New Zealand’s largest climbing meet has gone ahead in the shadow of a top climber’s Queenstown death days before.
More than 150 climbers took part in the second Remarkables Ice & Mixed Festival on the stunning Queenstown mountain range from last Thursday to Sunday.
It was the scene of a fatal small avalalanche last week for highly-regarded Christchurch alpinist Jamie Vinton-Boot who was swept from the west face of the Remarkables, in an area remote from the recreational ski area.
The 30-year-old, described as a passionate and exceptional climber by Queenstown’s Climbing Club president, had been in town as a lead-up to the fundraising festival.
Festival organiser Daniel Joll says: “Quite a few of us were really good mates with Jamie.
“We didn’t have a very big field in the Traverse race on Sunday because people were attending the funeral.
“And about 10 people who were originally going to come pulled out. But the actual festival itself had a really good mood,” Joll says.
“No one took on any major undertakings over the weekend though, people were cautious with the conditions.”
Joll reveals Vinton-Boot wasn’t climbing a face on the Remarkables when caught in the avalanche two Mondays back.
Vinton-Boot had simply been walking to a climb with his climbing partner when the four-metre wide, 30-40 centimetre deep avalanche took him off his feet and over a cliff at about 8.35am.
Vinton-Boot fell about 500 metres.
“That’s the sad thing. It could have been any of us,” Joll adds.
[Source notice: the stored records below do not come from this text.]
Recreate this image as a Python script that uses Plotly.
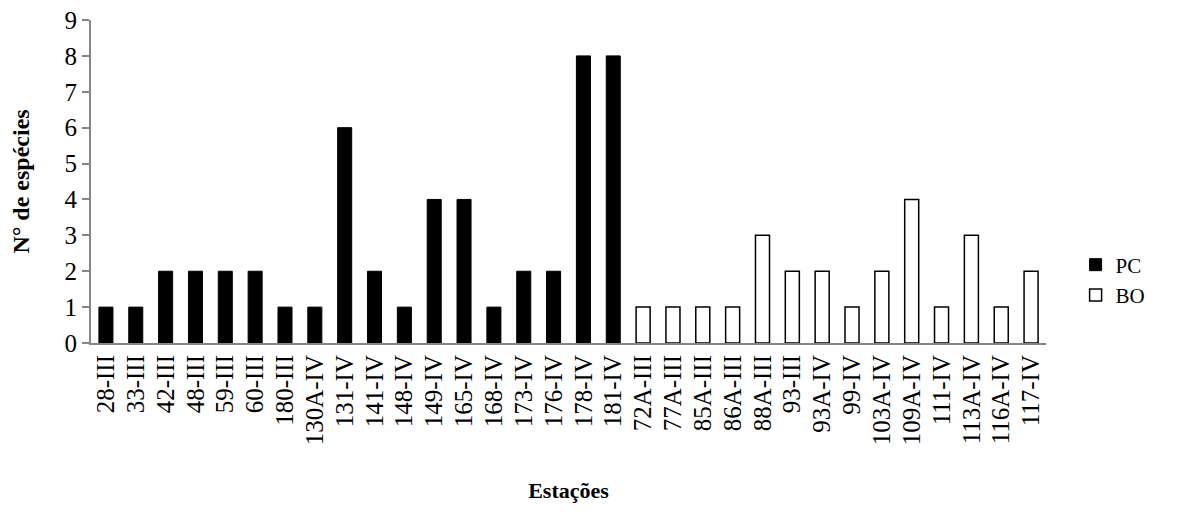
import plotly.graph_objects as go

# Estações (PC) e (BO)
pc_estacoes = ["28-III", "33-III", "42-III", "48-III", "59-III", "60-III", "180-III",
               "130A-IV", "131-IV", "141-IV", "148-IV", "149-IV", "165-IV", "168-IV",
               "173-IV", "176-IV", "178-IV", "181-IV"]
pc_especies = [1, 1, 2, 2, 2, 2, 1, 1, 6, 2, 1, 4, 4, 1, 2, 2, 8, 8]

bo_estacoes = ["72A-III", "77A-III", "85A-III", "86A-III", "88A-III", "93-III", "93A-IV",
               "99-IV", "103A-IV", "109A-IV", "111-IV", "113A-IV", "116A-IV", "117-IV"]
bo_especies = [1, 1, 1, 1, 3, 2, 2, 1, 2, 4, 1, 3, 1, 2]

todas = pc_estacoes + bo_estacoes
FONTE = "Liberation Serif"

fig = go.Figure()
fig.add_trace(go.Bar(x=pc_estacoes, y=pc_especies, name="PC",
                     marker=dict(color="black", line=dict(color="black", width=1))))
fig.add_trace(go.Bar(x=bo_estacoes, y=bo_especies, name="BO",
                     marker=dict(color="white", line=dict(color="black", width=1.5))))

# a página tem ~8px de margem no body, por isso a figura é um pouco menor
fig.update_layout(
    width=1161, height=508,
    barmode="relative", bargap=0.53,
    plot_bgcolor="white", paper_bgcolor="white",
    font=dict(family=FONTE, color="black", size=22),
    margin=dict(l=83, r=123, t=12, b=173),
    legend=dict(x=1.031, y=0.195, xanchor="left", yanchor="middle",
                font=dict(family=FONTE, size=21, color="black"),
                itemwidth=30, tracegroupgap=0),
    showlegend=True,
)
fig.update_xaxes(
    categoryorder="array", categoryarray=todas,
    tickmode="array", tickvals=todas, ticktext=todas,
    tickangle=-90, tickfont=dict(family=FONTE, size=25, color="black"),
    showline=True, linecolor="#868686", linewidth=2, ticks="",
    title=dict(text="<b>Estações</b>", font=dict(family=FONTE, size=22, color="black"),
               standoff=38),
    automargin=False,
)
fig.update_yaxes(
    range=[0, 9], dtick=1, showgrid=False, zeroline=False,
    showline=True, linecolor="#868686", linewidth=2,
    ticks="outside", ticklen=7, tickcolor="#868686", tickwidth=2,
    tickfont=dict(family=FONTE, size=25, color="black"),
    ticklabeloverflow="allow",
    title=dict(text="<b>N° de espécies</b>", font=dict(family=FONTE, size=24, color="black"),
               standoff=28),
    automargin=False,
)

fig.write_html("out.html")
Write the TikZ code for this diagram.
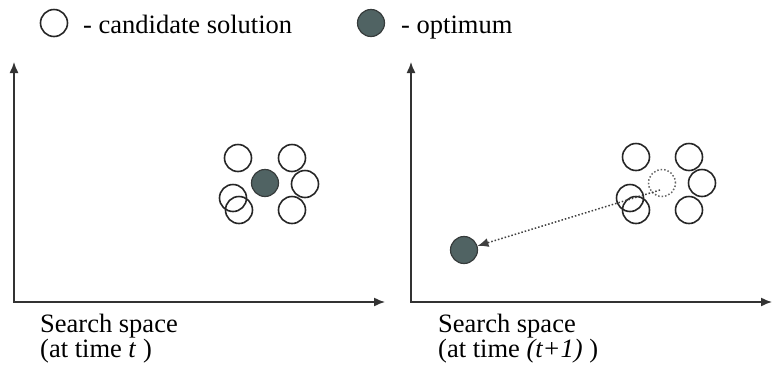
\documentclass[tikz,border=0pt]{standalone}
\usepackage{fontspec}
\setmainfont{Liberation Serif}
\usetikzlibrary{arrows.meta}
\definecolor{optfill}{RGB}{80,99,99}
\definecolor{optline}{RGB}{55,60,60}
\begin{document}
\begin{tikzpicture}[x=1pt,y=-1pt,
  cand/.style={circle,draw=black!85,line width=1.6pt,minimum size=27pt,inner sep=0pt},
  opt/.style={circle,draw=optline,line width=1.2pt,fill=optfill,minimum size=27pt,inner sep=0pt},
  ghost/.style={circle,draw=black!60,dotted,line width=1.5pt,minimum size=27pt,inner sep=0pt},
  tip/.style={-{Latex[length=11pt,width=9pt]}},
  axis/.style={line width=1.4pt,draw=black!80},
  lbl/.style={font=\fontsize{26.5}{24}\selectfont,inner sep=0pt}]
\useasboundingbox (0,0) rectangle (772,365);
% legend
\node[cand] (lc) at (54,23) {};
\node[lbl,anchor=base west] (lct) at (83,33) {- candidate solution};
\node[opt] (lo) at (371,23) {};
\node[lbl,anchor=base west] (lot) at (401,33) {- optimum};
% left axes
\coordinate (ly) at (14,62);
\coordinate (lo0) at (14,302);
\coordinate (lx) at (385,302);
\draw[axis,{Latex[length=11pt,width=9pt]}-{Latex[length=11pt,width=9pt]}] (ly) -- (lo0) -- (lx);
% right axes
\coordinate (ry) at (411,62);
\coordinate (ro0) at (411,302);
\coordinate (rx) at (772,302);
\draw[axis,{Latex[length=11pt,width=9pt]}-{Latex[length=11pt,width=9pt]}] (ry) -- (ro0) -- (rx);
% left cluster
\node[cand] (a1) at (238,158) {};
\node[cand] (a2) at (292,158) {};
\node[cand] (a3) at (305,184) {};
\node[cand] (a4) at (292,210) {};
\node[cand] (a5) at (233,198) {};
\node[cand] (a6) at (239,210) {};
\node[opt] (ao) at (265,183) {};
% right cluster
\node[cand] (b1) at (636,157) {};
\node[cand] (b2) at (689,157) {};
\node[cand] (b3) at (702,183) {};
\node[cand] (b4) at (689,210) {};
\node[cand] (b5) at (630,198) {};
\node[cand] (b6) at (636,210) {};
\node[ghost] (bg) at (662,183) {};
\node[opt] (bo) at (464,250) {};
\coordinate (bgc) at (660,190);
\draw[dotted,line width=1.5pt,draw=black!75,tip] (bgc) -- (bo);
% captions
\node[lbl,anchor=base west] (cl1) at (40,332) {Search space};
\node[lbl,anchor=base west] (cl2) at (40,357) {(at time \textit{t} )};
\node[lbl,anchor=base west] (cr1) at (438,332) {Search space};
\node[lbl,anchor=base west] (cr2) at (438,357) {(at time \textit{(t+1)} )};
\end{tikzpicture}
\end{document}
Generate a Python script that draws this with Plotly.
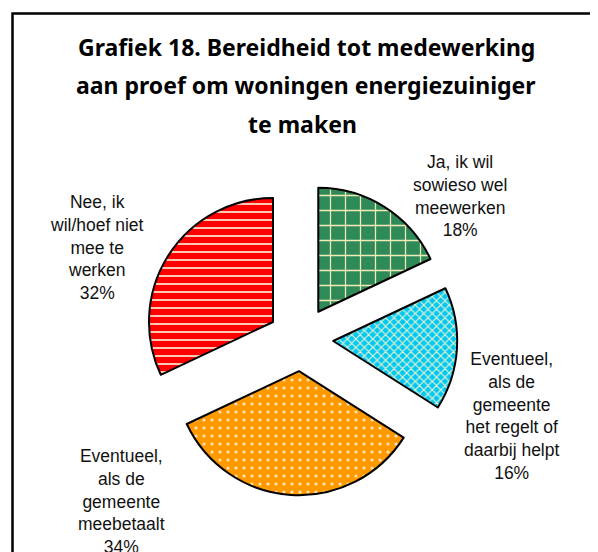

“Half of us had actually planned to go out where they were that morning but we ended up changing our plans and going somewhere else,” Joll says.
“It was very random.”
Vinton-Boot’s 34-year-old uninjured companion called avalanche control at The Remarkables Ski Area – and ski area patrol and police responded, while three or four search and rescue volunteers were airlifted to near where the climber was found and had to then trek to where he was.
At the festival, Queenstowner Danny Murphy and Wellingtonian Mike Buchanan won the Double to Single Cone Traverse Race in a time of four hours 15 minutes in hard conditions.
Joll himself set the Hardest New Route of the Festival, while Wellingtonians Jono Clarke and Di Drayton took the Hardest Repeated Route category.
Guy McKinnon was named Black Diamond NZ Alpinist of the Year 2013 at the festival.
The event raised $15,000 for the New Zealand Alpine Club’s Expedition Fund.
Money from the festival will form a capital pot over the years, with the club only allowed to allocate expedition grants from the interest.